- **TASK DIRECTIONS**
Without the pictures, write out all the lines below exactly as they appear.

- **DATASET EXCERPT**
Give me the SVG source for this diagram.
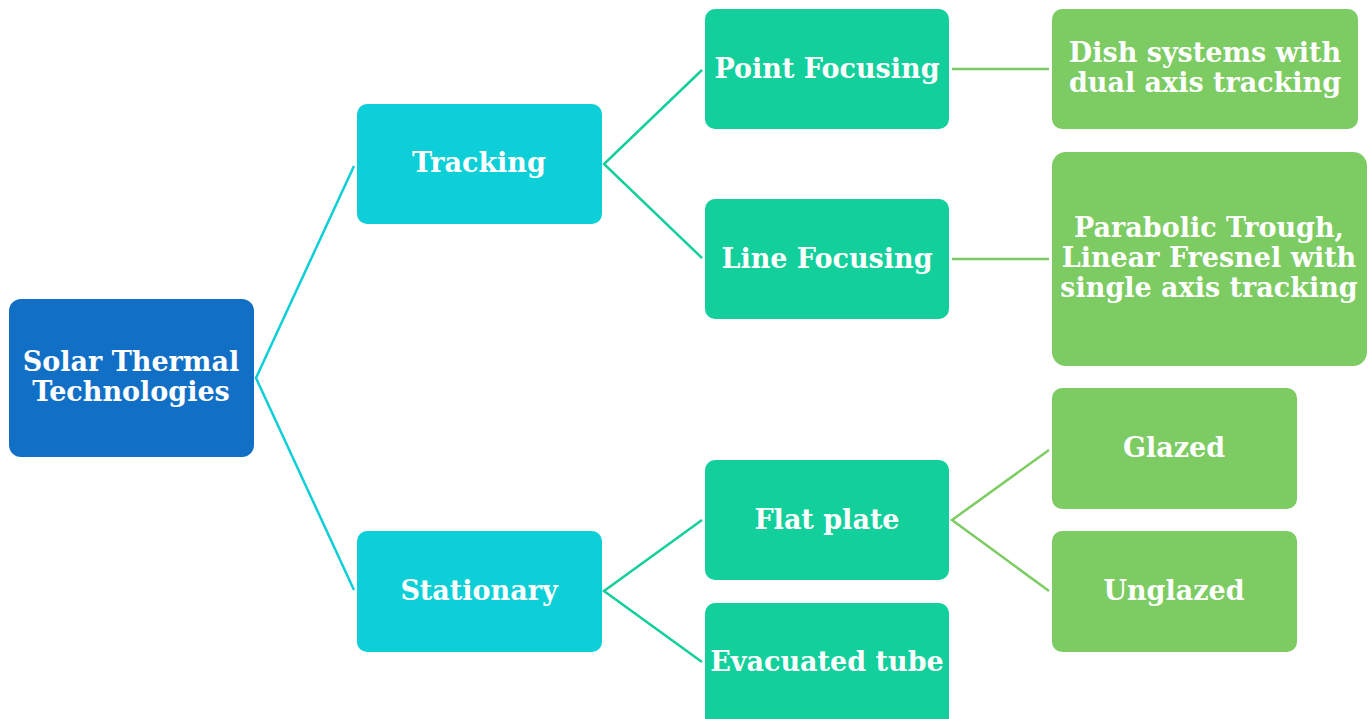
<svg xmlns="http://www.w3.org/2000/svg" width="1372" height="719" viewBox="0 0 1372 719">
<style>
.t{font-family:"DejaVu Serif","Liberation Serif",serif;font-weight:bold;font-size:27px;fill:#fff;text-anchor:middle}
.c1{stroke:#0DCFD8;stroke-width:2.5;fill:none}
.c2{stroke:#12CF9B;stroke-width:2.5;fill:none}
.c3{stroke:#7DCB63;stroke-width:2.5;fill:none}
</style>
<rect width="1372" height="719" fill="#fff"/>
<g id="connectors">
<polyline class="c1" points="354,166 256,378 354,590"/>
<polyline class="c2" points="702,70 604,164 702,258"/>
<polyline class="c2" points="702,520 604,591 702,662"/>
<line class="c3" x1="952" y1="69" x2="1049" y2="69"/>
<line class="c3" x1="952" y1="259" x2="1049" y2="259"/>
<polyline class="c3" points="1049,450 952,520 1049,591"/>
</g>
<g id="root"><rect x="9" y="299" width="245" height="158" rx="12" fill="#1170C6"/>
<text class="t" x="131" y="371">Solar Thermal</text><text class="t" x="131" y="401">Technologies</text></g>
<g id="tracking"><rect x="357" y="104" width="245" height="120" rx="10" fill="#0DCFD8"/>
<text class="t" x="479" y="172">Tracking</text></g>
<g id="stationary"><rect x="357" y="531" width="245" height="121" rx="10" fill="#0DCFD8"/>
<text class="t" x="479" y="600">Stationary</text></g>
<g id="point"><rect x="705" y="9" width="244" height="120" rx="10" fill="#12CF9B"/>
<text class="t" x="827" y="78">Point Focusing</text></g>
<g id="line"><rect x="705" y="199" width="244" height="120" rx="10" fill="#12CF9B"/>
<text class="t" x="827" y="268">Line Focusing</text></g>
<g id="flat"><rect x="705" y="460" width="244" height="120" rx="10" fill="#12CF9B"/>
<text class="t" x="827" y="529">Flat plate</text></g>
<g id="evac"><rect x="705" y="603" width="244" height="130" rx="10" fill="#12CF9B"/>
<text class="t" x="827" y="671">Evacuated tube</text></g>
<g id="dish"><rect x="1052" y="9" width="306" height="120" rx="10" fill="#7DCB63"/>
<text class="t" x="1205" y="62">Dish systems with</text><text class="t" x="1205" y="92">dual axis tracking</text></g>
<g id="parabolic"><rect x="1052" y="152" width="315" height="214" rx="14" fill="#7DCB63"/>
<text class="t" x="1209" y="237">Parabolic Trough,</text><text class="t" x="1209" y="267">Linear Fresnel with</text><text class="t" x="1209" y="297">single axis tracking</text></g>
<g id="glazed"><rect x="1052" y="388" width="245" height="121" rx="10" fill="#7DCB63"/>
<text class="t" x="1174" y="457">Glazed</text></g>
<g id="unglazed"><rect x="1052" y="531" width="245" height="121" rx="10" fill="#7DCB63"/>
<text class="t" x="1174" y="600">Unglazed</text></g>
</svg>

- **WRITTEN RESPONSE**
Give me the SVG source for this diagram.
<svg xmlns="http://www.w3.org/2000/svg" width="1372" height="719" viewBox="0 0 1372 719">
<style>
.t{font-family:"DejaVu Serif","Liberation Serif",serif;font-weight:bold;font-size:27px;fill:#fff;text-anchor:middle}
.c1{stroke:#0DCFD8;stroke-width:2.5;fill:none}
.c2{stroke:#12CF9B;stroke-width:2.5;fill:none}
.c3{stroke:#7DCB63;stroke-width:2.5;fill:none}
</style>
<rect width="1372" height="719" fill="#fff"/>
<g id="connectors">
<polyline class="c1" points="354,166 256,378 354,590"/>
<polyline class="c2" points="702,70 604,164 702,258"/>
<polyline class="c2" points="702,520 604,591 702,662"/>
<line class="c3" x1="952" y1="69" x2="1049" y2="69"/>
<line class="c3" x1="952" y1="259" x2="1049" y2="259"/>
<polyline class="c3" points="1049,450 952,520 1049,591"/>
</g>
<g id="root"><rect x="9" y="299" width="245" height="158" rx="12" fill="#1170C6"/>
<text class="t" x="131" y="371">Solar Thermal</text><text class="t" x="131" y="401">Technologies</text></g>
<g id="tracking"><rect x="357" y="104" width="245" height="120" rx="10" fill="#0DCFD8"/>
<text class="t" x="479" y="172">Tracking</text></g>
<g id="stationary"><rect x="357" y="531" width="245" height="121" rx="10" fill="#0DCFD8"/>
<text class="t" x="479" y="600">Stationary</text></g>
<g id="point"><rect x="705" y="9" width="244" height="120" rx="10" fill="#12CF9B"/>
<text class="t" x="827" y="78">Point Focusing</text></g>
<g id="line"><rect x="705" y="199" width="244" height="120" rx="10" fill="#12CF9B"/>
<text class="t" x="827" y="268">Line Focusing</text></g>
<g id="flat"><rect x="705" y="460" width="244" height="120" rx="10" fill="#12CF9B"/>
<text class="t" x="827" y="529">Flat plate</text></g>
<g id="evac"><rect x="705" y="603" width="244" height="130" rx="10" fill="#12CF9B"/>
<text class="t" x="827" y="671">Evacuated tube</text></g>
<g id="dish"><rect x="1052" y="9" width="306" height="120" rx="10" fill="#7DCB63"/>
<text class="t" x="1205" y="62">Dish systems with</text><text class="t" x="1205" y="92">dual axis tracking</text></g>
<g id="parabolic"><rect x="1052" y="152" width="315" height="214" rx="14" fill="#7DCB63"/>
<text class="t" x="1209" y="237">Parabolic Trough,</text><text class="t" x="1209" y="267">Linear Fresnel with</text><text class="t" x="1209" y="297">single axis tracking</text></g>
<g id="glazed"><rect x="1052" y="388" width="245" height="121" rx="10" fill="#7DCB63"/>
<text class="t" x="1174" y="457">Glazed</text></g>
<g id="unglazed"><rect x="1052" y="531" width="245" height="121" rx="10" fill="#7DCB63"/>
<text class="t" x="1174" y="600">Unglazed</text></g>
</svg>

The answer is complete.